INSTRUCTIONS TO FOLLOW:
Retype the opening lines of the data exactly, stopping after the line that contains "7, 8, 9, 10];". Skip every picture.

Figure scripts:
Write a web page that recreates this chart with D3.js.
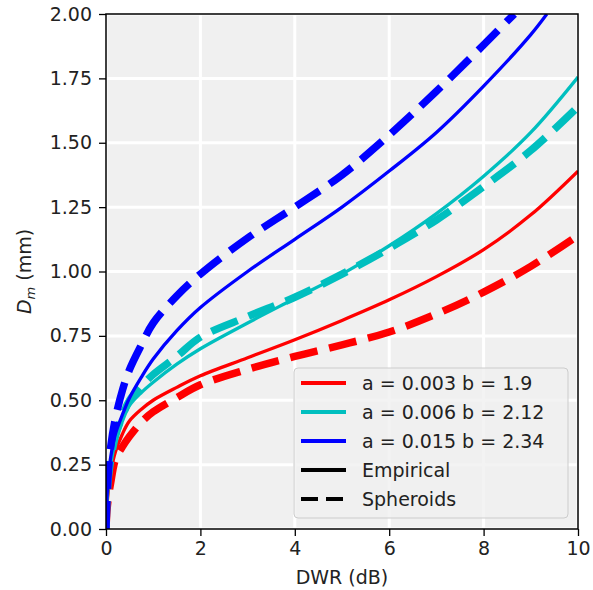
<!DOCTYPE html>
<html lang="en">
    <head>
        <meta charset="utf-8">
        <title>Dm vs DWR</title>
        <script src="https://d3js.org/d3.v7.min.js"></script>
        <style>
            body { margin: 0; background: #ffffff; }
            text { font-family: "DejaVu Sans", sans-serif; }
        </style>
    </head>
    <body>
        <script type="text/javascript">

            //x values (DWR in dB) shared by red and cyan curves
            var dwr = [0, 0.02, 0.05, 0.1, 0.2, 0.35, 0.5, 0.75, 1, 1.5, 2, 3, 4, 5, 6, 7, 8, 9, 10];

            //Dm (mm)
            var redEmp  = [0, 0.09, 0.15, 0.22, 0.30, 0.37, 0.42, 0.465, 0.50, 0.55, 0.595, 0.665, 0.735, 0.81, 0.89, 0.98, 1.085, 1.22, 1.39];
            var redSph  = [0, 0.07, 0.12, 0.18, 0.27, 0.32, 0.36, 0.415, 0.455, 0.51, 0.56, 0.62, 0.67, 0.715, 0.765, 0.835, 0.92, 1.02, 1.14];
            var cyanEmp = [0, 0.10, 0.17, 0.25, 0.34, 0.42, 0.48, 0.53, 0.57, 0.64, 0.70, 0.80, 0.895, 0.99, 1.10, 1.225, 1.37, 1.54, 1.755];
            var cyanSph = [0, 0.12, 0.20, 0.27, 0.36, 0.44, 0.50, 0.555, 0.60, 0.67, 0.745, 0.825, 0.90, 0.99, 1.09, 1.20, 1.33, 1.47, 1.64];

            //blue curves leave the frame before 10 dB
            var dwrBlueEmp = [0, 0.02, 0.05, 0.1, 0.2, 0.35, 0.5, 0.75, 1, 1.5, 2, 3, 4, 5, 6, 7, 8, 9, 9.34];
            var blueEmp    = [0, 0.12, 0.20, 0.28, 0.37, 0.445, 0.51, 0.59, 0.66, 0.77, 0.86, 1.00, 1.125, 1.25, 1.39, 1.54, 1.72, 1.92, 2.0];
            var dwrBlueSph = [0, 0.02, 0.05, 0.1, 0.2, 0.35, 0.5, 0.75, 1, 1.5, 2, 3, 4, 5, 6, 7, 8, 8.65];
            var blueSph    = [0, 0.12, 0.22, 0.32, 0.43, 0.54, 0.62, 0.715, 0.80, 0.905, 0.99, 1.13, 1.25, 1.375, 1.53, 1.70, 1.88, 2.0];

            //legend labels and tick values
            var legendLabels = ["a = 0.003 b = 1.9", "a = 0.006 b = 2.12", "a = 0.015 b = 2.34", "Empirical", "Spheroids"];
            var xTicks = [0, 2, 4, 6, 8, 10];
            var yTicks = [0, 0.25, 0.5, 0.75, 1.0, 1.25, 1.5, 1.75, 2.0];

            var colors = {red: "#ff0000", cyan: "#00bfbf", blue: "#0000ff"};

            //series list built from the arrays above
            var series = [
                {x: dwr, y: redEmp, color: colors.red, dashed: false},
                {x: dwr, y: redSph, color: colors.red, dashed: true},
                {x: dwr, y: cyanEmp, color: colors.cyan, dashed: false},
                {x: dwr, y: cyanSph, color: colors.cyan, dashed: true},
                {x: dwrBlueEmp, y: blueEmp, color: colors.blue, dashed: false},
                {x: dwrBlueSph, y: blueSph, color: colors.blue, dashed: true}
            ];

            var margin = {top: 14, right: 15, bottom: 61, left: 106};
            var width = 593 - margin.left - margin.right;
            var height = 590 - margin.top - margin.bottom;

            var svg = d3.select("body")
                .append("svg")
                .attr("width", 593)
                .attr("height", 590);

            var g = svg.append("g")
                .attr("transform", "translate(" + margin.left + "," + margin.top + ")");

            var xScale = d3.scaleLinear().domain([0, 10]).range([0, width]);
            var yScale = d3.scaleLinear().domain([0, 2]).range([height, 0]);

            //axes background
            g.append("rect")
                .attr("width", width)
                .attr("height", height)
                .attr("fill", "#f0f0f0");

            //white grid
            g.selectAll(".vgrid")
                .data(xTicks)
                .enter()
                .append("line")
                .attr("x1", function(d) { return xScale(d); })
                .attr("x2", function(d) { return xScale(d); })
                .attr("y1", 0)
                .attr("y2", height)
                .attr("stroke", "#ffffff")
                .attr("stroke-width", 3);

            g.selectAll(".hgrid")
                .data(yTicks)
                .enter()
                .append("line")
                .attr("x1", 0)
                .attr("x2", width)
                .attr("y1", function(d) { return yScale(d); })
                .attr("y2", function(d) { return yScale(d); })
                .attr("stroke", "#ffffff")
                .attr("stroke-width", 3);

            svg.append("defs")
                .append("clipPath")
                .attr("id", "plotclip")
                .append("rect")
                .attr("width", width)
                .attr("height", height);

            var line = d3.line()
                .x(function(d) { return xScale(d[0]); })
                .y(function(d) { return yScale(d[1]); })
                .curve(d3.curveCatmullRom.alpha(0.5));

            var curves = g.append("g").attr("clip-path", "url(#plotclip)");

            series.forEach(function(s) {
                var pts = s.x.map(function(v, i) { return [v, s.y[i]]; });
                curves.append("path")
                    .attr("d", line(pts))
                    .attr("fill", "none")
                    .attr("stroke", s.color)
                    .attr("stroke-width", s.dashed ? 7.5 : 3.3)
                    .attr("stroke-dasharray", s.dashed ? "28,12" : null);
            });

            //frame
            g.append("rect")
                .attr("width", width)
                .attr("height", height)
                .attr("fill", "none")
                .attr("stroke", "#000000")
                .attr("stroke-width", 1.5);

            //x Axis
            var xAxis = g.append("g")
                .attr("transform", "translate(0," + height + ")")
                .call(d3.axisBottom(xScale).tickValues(xTicks).tickFormat(d3.format("d"))
                    .tickSize(7).tickSizeOuter(0).tickPadding(6));

            //y Axis
            var yAxis = g.append("g")
                .call(d3.axisLeft(yScale).tickValues(yTicks).tickFormat(d3.format(".2f"))
                    .tickSize(7).tickSizeOuter(0).tickPadding(7));

            [xAxis, yAxis].forEach(function(ax) {
                ax.select(".domain").remove();
                ax.selectAll("line").attr("stroke", "#000000").attr("stroke-width", 1.3);
                ax.selectAll("text")
                    .attr("font-family", "DejaVu Sans")
                    .attr("font-size", "19px")
                    .attr("fill", "#222222");
            });

            //axis labels
            svg.append("text")
                .attr("x", margin.left + width / 2)
                .attr("y", 584)
                .attr("text-anchor", "middle")
                .attr("font-size", "19px")
                .attr("fill", "#222222")
                .text("DWR (dB)");

            var ylab = svg.append("text")
                .attr("transform", "translate(31," + (margin.top + height / 2) + ") rotate(-90)")
                .attr("text-anchor", "middle")
                .attr("font-size", "19px")
                .attr("fill", "#222222");
            ylab.append("tspan").attr("font-style", "italic").text("D");
            ylab.append("tspan").attr("font-style", "italic").attr("font-size", "13px").attr("dy", "4").text("m");
            ylab.append("tspan").attr("dy", "-4").text(" (mm)");

            //legend
            var legend = svg.append("g").attr("transform", "translate(294,368)");

            legend.append("rect")
                .attr("width", 274)
                .attr("height", 150)
                .attr("rx", 4)
                .attr("fill", "#f0f0f0")
                .attr("fill-opacity", 0.8)
                .attr("stroke", "#cccccc")
                .attr("stroke-width", 1);

            var legendColors = [colors.red, colors.cyan, colors.blue, "#000000", "#000000"];

            legendLabels.forEach(function(lab, i) {
                var yy = 15 + i * 29;
                legend.append("line")
                    .attr("x1", 7)
                    .attr("x2", 52)
                    .attr("y1", yy)
                    .attr("y2", yy)
                    .attr("stroke", legendColors[i])
                    .attr("stroke-width", 4)
                    .attr("stroke-dasharray", i == 4 ? "17,8" : null);
                legend.append("text")
                    .attr("x", 68)
                    .attr("y", yy)
                    .attr("dy", "0.36em")
                    .attr("font-size", "19px")
                    .attr("fill", "#222222")
                    .text(lab);
            });

        </script>
    </body>
</html>
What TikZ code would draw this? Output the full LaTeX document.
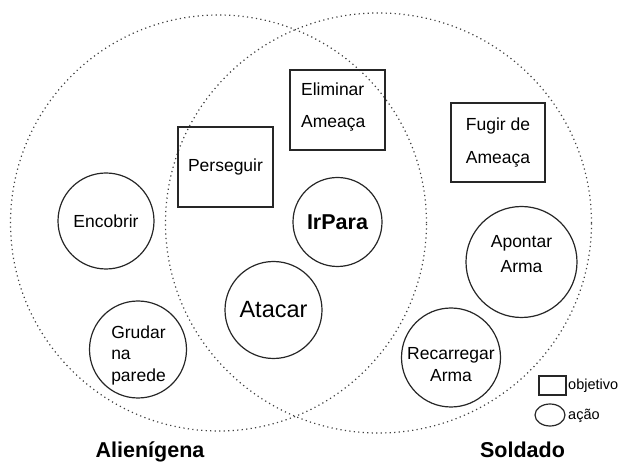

EXERCISE ANSWER:
Write a web page that recreates this chart with D3.js.
<!DOCTYPE html>
<html lang="en">
    <head>
        <meta charset="utf-8">
        <title>Dm vs DWR</title>
        <script src="https://d3js.org/d3.v7.min.js"></script>
        <style>
            body { margin: 0; background: #ffffff; }
            text { font-family: "DejaVu Sans", sans-serif; }
        </style>
    </head>
    <body>
        <script type="text/javascript">

            //x values (DWR in dB) shared by red and cyan curves
            var dwr = [0, 0.02, 0.05, 0.1, 0.2, 0.35, 0.5, 0.75, 1, 1.5, 2, 3, 4, 5, 6, 7, 8, 9, 10];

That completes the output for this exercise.